TRIBUNNEWS.COM, JAKARTA - Pakar Hukum Tata Negara Yusril Ihza Mahendra menegaskan, Komisi Pemberantasan Korupsi ( KPK) sebagai lembaga penegak hukum seharusnya bertindak di atas jalur hukum dan konstitusi.
Hal itu diungkapkannya merespons pernyataan Ketua KPK Agus Rahardjo yang meminta Presiden Joko Widodo untuk menolak hak angket terhadap KPK yang diinisiasi DPR.
"Seyogyanya KPK bertindak di atas hukum dan konstitusi dan tidak melakukan upaya-upaya di luar hukum seperti meminta Presiden untuk mengintervensi DPR ketika akan menggunakan hak angket yang dijamin oleh UUD 1945 dan hukum yang berlaku," kata Yusril melalui keterangan tertulis, Selasa (13/6/3017).
Menurut Yusril, tidak seharusnya KPK meminta Presiden untuk menolak hak angket.

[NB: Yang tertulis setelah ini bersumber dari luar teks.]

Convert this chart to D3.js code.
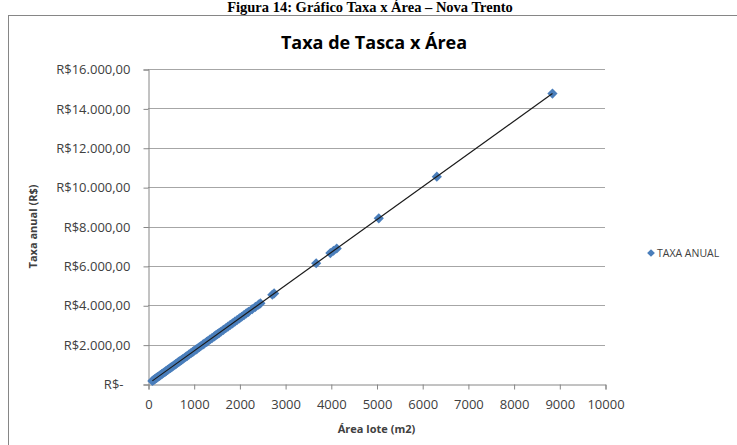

"Saya berpendapat permintaan seperti itu seyogyanya tidak dilakukan oleh KPK mengingat keberadaan KPK sebagai lembaga penegak hukum," tutur Yusril.
Yusril menambahkan, KPK dibentuk dengan undang-undang, karena itu DPR dapat menggunakan hak angket untuk menyelidiki sejauh mana undang-undang tersebut telah dilaksanakan.
Jika DPR sudah memutuskan penggunaan angket, lanjut dia, maka tak ada lembaga lain yang dapat menghentikan atau mengintervensinya.
Kecuali atas amar putusan pengadilan yang setelah memeriksa suatu gugatan menyatakan bahwa penggunaan hak angket tersebut bertentangan dengan norma hukum yang berlaku.
"Hemat saya, marilah kita menghormati suatu lembaga negara, ketika mereka menjalankan tugas dan kewenangannya yang diberikan oleh konstitusi," kata mantan Menteri Kehakiman dan Hak Asasi Manusia itu.
Ia berpendapat, jika KPK ingin menghentikan penggunaan hak angket tersebut, satu-satunya jalan adalah melalui jalur pengadilan.
Dan apabila KPK memenangkan gugatan tersebut, praktis DPR akan menghentikan proses penyelidikannya.
Sebaliknya, jika gagal maka DPR bisa meneruskan penyelidikannya melalui penggunaan hak angket. Dengan cara itu, kata dia, maka rasa hormat publik terhadap KPK akan tetap terjaga.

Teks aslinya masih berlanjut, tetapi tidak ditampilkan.